Our setup entails a whole bunch of scripts, but the apply script looks like this 
(orion is the production environment, pandium is the shadow):
http://pastebin.com/k4T7deap

The script invokes rman passing rman_recover_database.rcs:

connect target /
run {
    crosscheck archivelog all;
    delete noprompt expired archivelog all;
    catalog start with '/backup/oracle/flash_recovery_area/FROM_PROD/archivelog' 
noprompt;
    recover database;
}

We receive a 1GB archivelog roughly every 20'th minute, depending on the 
workload of the production environment. Apply rate starts out fine with btrfs > 
ext4 > zfs, but ends out with ZFS > ext4 > btrfs. The following numbers are from 
our consumer spinning-platter disk test, but they are equally representable to 
the SSD numbers we got.

Ext4 starts out with a realtime to SCN ratio of about 3.4 and ends down around a 
factor 2.2.

ZFS starts out with a realtime to SCN ratio of about 7.5 and ends down around a 
factor 4.4.

Btrfs starts out with a realtime to SCN ratio of about 2.2 and ends down around 
a factor 0.8. This of course means we will never be able to catch up with 
production, as btrfs can't apply these as fast as they're created.

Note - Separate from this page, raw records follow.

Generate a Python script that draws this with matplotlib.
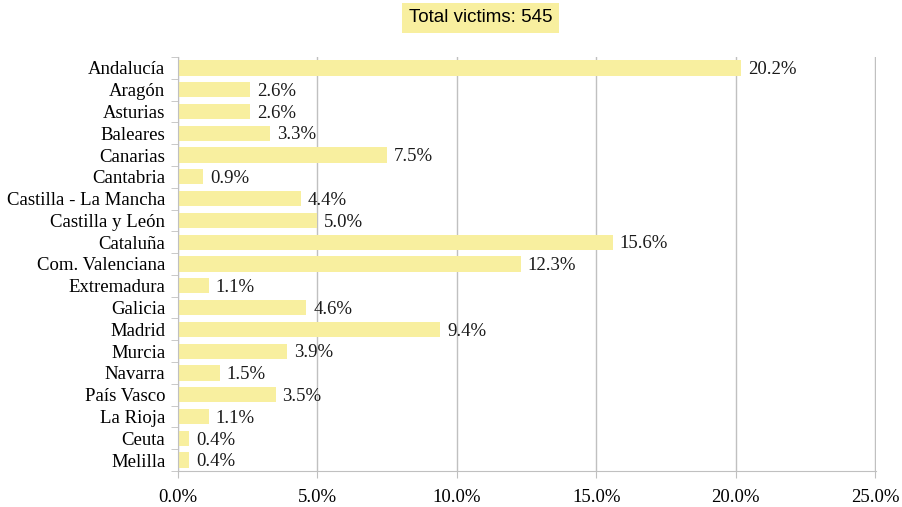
import matplotlib
matplotlib.use('Agg')
from matplotlib import pyplot as plt
import numpy as np

# Share of victims by autonomous community (%)
regions = ['Andalucía', 'Aragón', 'Asturias', 'Baleares', 'Canarias', 'Cantabria',
           'Castilla - La Mancha', 'Castilla y León', 'Cataluña', 'Com. Valenciana',
           'Extremadura', 'Galicia', 'Madrid', 'Murcia', 'Navarra', 'País Vasco',
           'La Rioja', 'Ceuta', 'Melilla']
shares = [20.2, 2.6, 2.6, 3.3, 7.5, 0.9, 4.4, 5.0, 15.6, 12.3,
          1.1, 4.6, 9.4, 3.9, 1.5, 3.5, 1.1, 0.4, 0.4]
total_victims = 545

xticks = [0, 5, 10, 15, 20, 25]

serif = 'Liberation Serif'
grid_col = '#c0c0c0'
fs = 13.5

fig = plt.figure(figsize=(9.02, 5.07), dpi=100)
ax = fig.add_axes([0.1973, 0.071, 0.774, 0.8166])

pos = np.arange(len(regions))
ax.barh(pos, shares, height=0.7, color='#f8ef9f', zorder=2)

# value labels at end of each bar
for y, v in zip(pos, shares):
    ax.text(v + 0.25, y + 0.08, '%.1f%%' % v, va='center', ha='left',
            fontsize=fs, family=serif, color='#1a1a1a')

ax.set_ylim(len(regions) - 0.5, -0.5)
ax.set_xlim(0, 25.04)
ax.set_yticks(pos)
ax.set_yticklabels(regions, fontsize=fs, family=serif)
ax.set_yticks(np.arange(-0.5, len(regions)), minor=True)
ax.tick_params(axis='y', which='major', length=0, pad=9)
ax.tick_params(axis='y', which='minor', length=5, color=grid_col, direction='out')

ax.set_xticks(xticks)
ax.set_xticklabels(['%.1f%%' % t for t in xticks], fontsize=fs, family=serif)
ax.tick_params(axis='x', length=5, color=grid_col, pad=8)

ax.grid(axis='x', color=grid_col, linewidth=1, zorder=0)
for s in ['top', 'right']:
    ax.spines[s].set_visible(False)
for s in ['left', 'bottom']:
    ax.spines[s].set_color(grid_col)

fig.text(0.533, 0.965, 'Total victims: %d' % total_victims, ha='center', va='center',
         fontsize=13.5, family='Liberation Sans',
         bbox=dict(boxstyle='square,pad=0.35', facecolor='#f8ef9f', edgecolor='none'))

plt.savefig('out.png', dpi=100)
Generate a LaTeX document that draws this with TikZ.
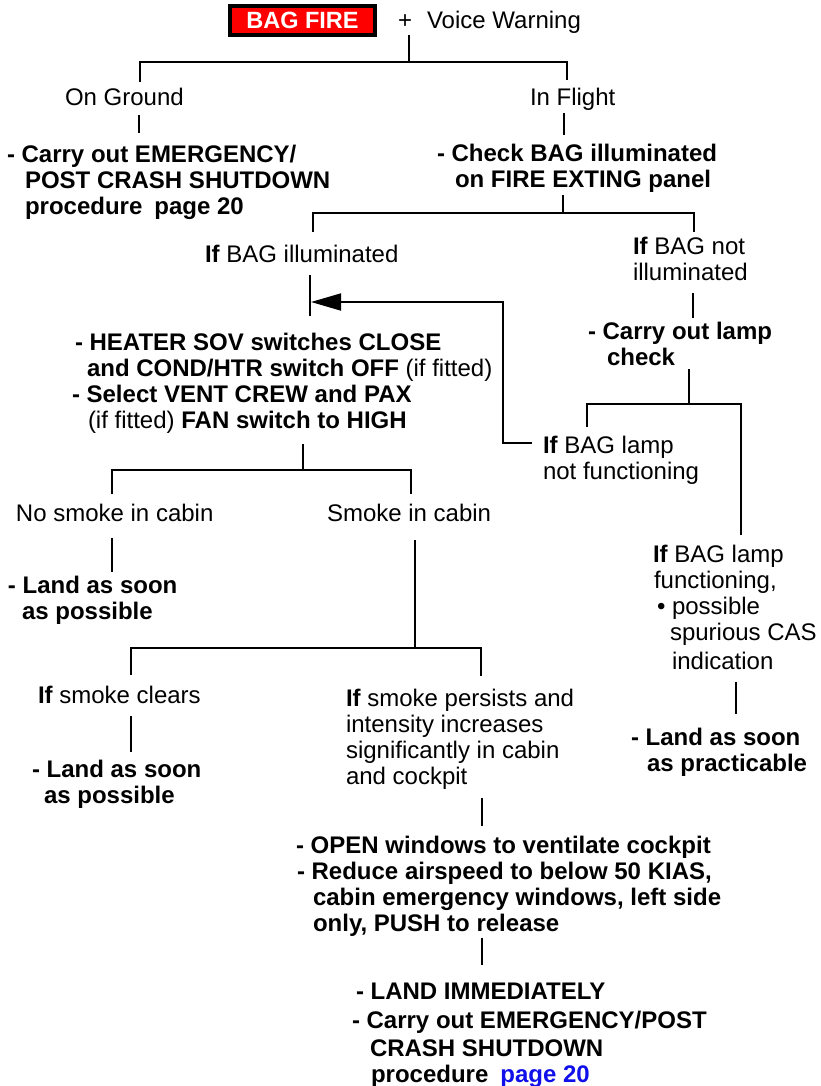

It was even worse with btrfs on our 10xSSD server, where 20 min. of realtime 
work would end up taking some 5h to get applied (factor 0.06), obviously useless 
to us.

I should point out, that during this process we also had to move some large 
backup sets around and we saw several times btrfs eating massive IO never to 
finish a simple mv command.

I'm inclined to believe we've found some weak corner, perhaps in combination 
with SSD's - but it led us to compare with ext4 and ZFS, and dismiss btrfs for 
this over ZFS as it solves our problem.